In the case of a bullish corn report, market volatility may ensue considering the timing compared with a normal year. Late planting meant the 2019 corn crop still has an estimated six to eight weeks left in the growing season. Typically, the acreage figure is fairly well known before the August report, leaving yield as the principal unknown. This year, both area and yield remained up in the air heading into the report, and the range of analysts’ estimates on corn acreage, yields and production was much wider than usual.
“My guess is that the USDA’s corn demand estimates, usage estimates, will be higher than where we’ll end up,” Meyers said. “In the last three or four years, they’ve tended to be too optimistic on where corn usage has been in the United States. and that may still be the case. If they cut the crop 500 million bushels, the question is how much of that 500 million bushels will result in less usage.”

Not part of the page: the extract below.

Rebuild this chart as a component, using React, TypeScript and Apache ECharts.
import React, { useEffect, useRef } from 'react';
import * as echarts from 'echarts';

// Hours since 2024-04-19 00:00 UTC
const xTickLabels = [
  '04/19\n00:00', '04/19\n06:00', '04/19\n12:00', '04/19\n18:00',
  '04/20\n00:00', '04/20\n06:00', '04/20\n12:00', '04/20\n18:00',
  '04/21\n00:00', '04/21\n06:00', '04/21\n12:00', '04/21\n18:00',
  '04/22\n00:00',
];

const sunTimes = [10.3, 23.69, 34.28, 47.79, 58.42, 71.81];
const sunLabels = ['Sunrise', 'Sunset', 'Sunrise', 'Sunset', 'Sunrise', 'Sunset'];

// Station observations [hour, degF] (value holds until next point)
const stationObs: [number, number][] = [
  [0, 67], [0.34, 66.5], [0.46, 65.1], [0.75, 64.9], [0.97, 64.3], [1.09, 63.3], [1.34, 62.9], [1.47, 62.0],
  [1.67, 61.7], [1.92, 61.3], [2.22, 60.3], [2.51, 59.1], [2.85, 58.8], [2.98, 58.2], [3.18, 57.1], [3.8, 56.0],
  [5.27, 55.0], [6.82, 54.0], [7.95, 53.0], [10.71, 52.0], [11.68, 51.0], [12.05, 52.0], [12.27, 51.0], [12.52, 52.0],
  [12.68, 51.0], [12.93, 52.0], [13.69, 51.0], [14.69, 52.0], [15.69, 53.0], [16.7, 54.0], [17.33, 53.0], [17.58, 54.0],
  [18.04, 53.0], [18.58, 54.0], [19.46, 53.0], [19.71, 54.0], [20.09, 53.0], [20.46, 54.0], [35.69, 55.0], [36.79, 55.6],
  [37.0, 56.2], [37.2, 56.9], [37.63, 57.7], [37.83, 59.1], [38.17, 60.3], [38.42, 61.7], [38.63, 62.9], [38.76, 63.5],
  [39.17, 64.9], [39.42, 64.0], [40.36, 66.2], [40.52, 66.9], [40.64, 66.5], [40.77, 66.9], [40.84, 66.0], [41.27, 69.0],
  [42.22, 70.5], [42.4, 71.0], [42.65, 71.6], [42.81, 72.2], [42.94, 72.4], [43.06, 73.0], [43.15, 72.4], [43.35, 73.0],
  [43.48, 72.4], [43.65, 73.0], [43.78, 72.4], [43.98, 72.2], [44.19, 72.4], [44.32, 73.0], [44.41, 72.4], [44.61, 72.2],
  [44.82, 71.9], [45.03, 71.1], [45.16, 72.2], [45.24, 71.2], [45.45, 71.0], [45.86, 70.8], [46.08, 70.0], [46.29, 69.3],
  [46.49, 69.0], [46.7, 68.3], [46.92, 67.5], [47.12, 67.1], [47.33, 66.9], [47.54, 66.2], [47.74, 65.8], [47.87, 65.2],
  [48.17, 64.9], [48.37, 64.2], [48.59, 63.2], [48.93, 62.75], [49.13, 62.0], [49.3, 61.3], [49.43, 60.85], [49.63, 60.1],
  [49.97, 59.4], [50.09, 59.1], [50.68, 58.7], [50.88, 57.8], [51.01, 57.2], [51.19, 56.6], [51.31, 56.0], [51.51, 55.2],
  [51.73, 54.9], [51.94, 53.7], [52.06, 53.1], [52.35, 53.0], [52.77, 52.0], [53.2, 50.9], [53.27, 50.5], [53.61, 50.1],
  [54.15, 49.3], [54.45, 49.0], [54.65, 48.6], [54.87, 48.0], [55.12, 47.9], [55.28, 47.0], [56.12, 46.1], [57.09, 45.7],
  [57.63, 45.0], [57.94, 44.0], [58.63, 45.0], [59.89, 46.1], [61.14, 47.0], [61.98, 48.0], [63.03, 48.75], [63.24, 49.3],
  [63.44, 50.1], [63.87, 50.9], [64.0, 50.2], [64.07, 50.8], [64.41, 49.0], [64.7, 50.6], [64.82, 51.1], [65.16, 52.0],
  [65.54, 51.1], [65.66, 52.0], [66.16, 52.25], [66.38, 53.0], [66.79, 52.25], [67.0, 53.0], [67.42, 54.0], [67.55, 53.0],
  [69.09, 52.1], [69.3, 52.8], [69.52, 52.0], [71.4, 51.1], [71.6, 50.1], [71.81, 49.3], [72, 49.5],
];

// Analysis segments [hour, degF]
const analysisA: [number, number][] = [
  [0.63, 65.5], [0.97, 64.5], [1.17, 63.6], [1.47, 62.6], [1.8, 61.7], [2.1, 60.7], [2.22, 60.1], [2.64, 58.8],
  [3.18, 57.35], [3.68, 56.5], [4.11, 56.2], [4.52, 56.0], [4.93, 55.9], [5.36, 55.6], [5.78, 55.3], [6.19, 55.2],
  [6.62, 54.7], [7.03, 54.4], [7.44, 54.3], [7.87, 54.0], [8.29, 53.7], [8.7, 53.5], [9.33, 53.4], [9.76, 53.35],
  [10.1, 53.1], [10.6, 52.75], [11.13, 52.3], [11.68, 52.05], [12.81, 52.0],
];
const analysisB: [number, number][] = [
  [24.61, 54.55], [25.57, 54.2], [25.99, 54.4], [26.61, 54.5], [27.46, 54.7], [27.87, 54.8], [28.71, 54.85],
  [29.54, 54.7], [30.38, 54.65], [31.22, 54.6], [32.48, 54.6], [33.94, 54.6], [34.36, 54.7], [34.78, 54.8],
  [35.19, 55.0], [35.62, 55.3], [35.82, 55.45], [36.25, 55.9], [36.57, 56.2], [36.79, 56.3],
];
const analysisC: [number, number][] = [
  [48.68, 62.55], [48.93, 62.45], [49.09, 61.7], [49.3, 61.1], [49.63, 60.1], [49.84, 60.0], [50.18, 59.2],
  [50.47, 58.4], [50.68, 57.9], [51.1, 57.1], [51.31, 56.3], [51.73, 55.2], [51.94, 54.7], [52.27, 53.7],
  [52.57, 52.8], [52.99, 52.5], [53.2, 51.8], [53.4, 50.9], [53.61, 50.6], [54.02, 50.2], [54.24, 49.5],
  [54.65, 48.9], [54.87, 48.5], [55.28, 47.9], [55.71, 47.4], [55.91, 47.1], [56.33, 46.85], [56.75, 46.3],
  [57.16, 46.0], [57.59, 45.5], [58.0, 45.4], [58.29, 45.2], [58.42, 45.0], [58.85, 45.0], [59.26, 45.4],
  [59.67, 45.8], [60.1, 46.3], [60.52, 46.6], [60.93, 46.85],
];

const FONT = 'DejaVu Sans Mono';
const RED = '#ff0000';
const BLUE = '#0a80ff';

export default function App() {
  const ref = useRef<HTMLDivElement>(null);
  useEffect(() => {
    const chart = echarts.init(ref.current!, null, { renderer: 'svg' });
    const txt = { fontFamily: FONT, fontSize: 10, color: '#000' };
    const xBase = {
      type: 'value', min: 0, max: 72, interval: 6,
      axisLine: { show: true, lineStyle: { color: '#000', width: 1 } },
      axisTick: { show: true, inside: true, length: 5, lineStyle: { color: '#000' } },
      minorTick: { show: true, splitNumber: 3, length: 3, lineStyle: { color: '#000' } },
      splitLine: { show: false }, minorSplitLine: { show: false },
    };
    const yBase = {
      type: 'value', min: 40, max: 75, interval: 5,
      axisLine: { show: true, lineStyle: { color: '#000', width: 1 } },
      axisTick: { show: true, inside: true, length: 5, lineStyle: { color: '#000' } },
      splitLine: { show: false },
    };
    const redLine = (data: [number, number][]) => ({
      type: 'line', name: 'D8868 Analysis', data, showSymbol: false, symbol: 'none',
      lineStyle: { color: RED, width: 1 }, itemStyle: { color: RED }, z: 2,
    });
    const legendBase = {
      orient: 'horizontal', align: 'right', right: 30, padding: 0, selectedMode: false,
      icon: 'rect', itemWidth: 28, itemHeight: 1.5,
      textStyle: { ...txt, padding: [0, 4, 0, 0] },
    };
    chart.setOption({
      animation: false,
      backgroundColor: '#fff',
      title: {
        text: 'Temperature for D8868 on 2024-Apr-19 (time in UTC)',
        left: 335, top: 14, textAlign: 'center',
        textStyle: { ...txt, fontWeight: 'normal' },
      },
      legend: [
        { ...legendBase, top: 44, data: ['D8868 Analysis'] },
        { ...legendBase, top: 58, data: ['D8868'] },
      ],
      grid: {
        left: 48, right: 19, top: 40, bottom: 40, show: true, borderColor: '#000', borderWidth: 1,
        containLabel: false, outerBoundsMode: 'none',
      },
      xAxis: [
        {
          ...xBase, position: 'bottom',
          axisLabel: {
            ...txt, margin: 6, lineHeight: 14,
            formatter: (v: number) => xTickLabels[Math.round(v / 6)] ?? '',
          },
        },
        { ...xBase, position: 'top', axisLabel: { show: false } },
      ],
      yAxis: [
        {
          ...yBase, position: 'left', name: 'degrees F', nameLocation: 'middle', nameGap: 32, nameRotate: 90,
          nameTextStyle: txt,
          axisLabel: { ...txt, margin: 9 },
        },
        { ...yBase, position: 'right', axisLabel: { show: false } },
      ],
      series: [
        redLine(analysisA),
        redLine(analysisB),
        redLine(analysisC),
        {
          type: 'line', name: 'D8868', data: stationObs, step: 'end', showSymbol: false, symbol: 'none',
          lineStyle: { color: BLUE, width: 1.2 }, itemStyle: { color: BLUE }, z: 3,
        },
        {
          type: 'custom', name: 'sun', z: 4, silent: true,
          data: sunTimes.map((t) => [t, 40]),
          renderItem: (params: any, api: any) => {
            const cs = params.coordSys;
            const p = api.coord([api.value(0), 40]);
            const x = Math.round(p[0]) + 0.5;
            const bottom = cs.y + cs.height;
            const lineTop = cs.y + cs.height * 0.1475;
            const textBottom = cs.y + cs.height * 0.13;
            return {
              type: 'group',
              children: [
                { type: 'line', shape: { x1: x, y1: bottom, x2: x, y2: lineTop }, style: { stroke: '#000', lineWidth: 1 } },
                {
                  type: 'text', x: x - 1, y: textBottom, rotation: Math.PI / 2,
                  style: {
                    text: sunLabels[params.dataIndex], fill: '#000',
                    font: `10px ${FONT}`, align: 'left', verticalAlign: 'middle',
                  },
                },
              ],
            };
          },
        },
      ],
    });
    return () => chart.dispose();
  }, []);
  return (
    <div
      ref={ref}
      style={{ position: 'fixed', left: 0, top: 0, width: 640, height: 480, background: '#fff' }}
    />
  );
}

As for the updated wheat figures, the market was not anticipating significant changes in the size of the U.S. crop, nor the use of it. But global forecasts may tell a different story. A potential problem was excessive dryness covering a significant portion of Australian wheat areas. Additionally, 2019 crop supplies in the Black Sea region may exceed recent estimates. The European Union crop initially was feared to have been scorched by excessive heat, but more recent indications were that those temperatures arrived close enough to harvest as to have little effect. Some thought E.U. crop yields could rise.
A year-over-year increase was expected in wheat used for feed in the United States, even if it falls somewhere below the 150 million bushels previously forecast by the USDA. That comports with indications of increased wheat supplies being used on feedlots this summer, sometimes sold to feedlots directly by producers at higher cash prices than offered by elevators.
The export sales pace for U.S. wheat, and the market’s expectations for the outgo, may be another key factor in wheat futures during the next few months, Meyers said. U.S. export sales have not picked up substantially, mirroring the situation in Europe, where year-over-year exports are lower despite a larger crop.
The direction of wheat futures depends on “whether or not we can see a pickup, whether the USDA’s export forecast can hold up,” Meyers said. “I think the USDA’s forecast, 950 million bushels for this marketing year, may be 50 million bus too high, but I don’t think the USDA is going to adjust it this month. It’s still early.”
Meyers said the price of U.S. wheat in addition to what production will be in other exporting countries will be important.
“U.S. wheat prices, in order to be more competitive, will have to come down 20¢, 30¢, 40¢ a bushel from where we are during the next couple months if the U.S. wants to see more sales,” he said.
The value of the dollar will play a role in making U.S. wheat more or less competitive in world markets. The current strong dollar has made it difficult for U.S. wheat offers to be competitive. At the same time, Meyers observed, “The chances are that the Federal Reserve will lower interest rates a couple more times. I think that will weaken the dollar a little, which will help the U.S. competitive position.”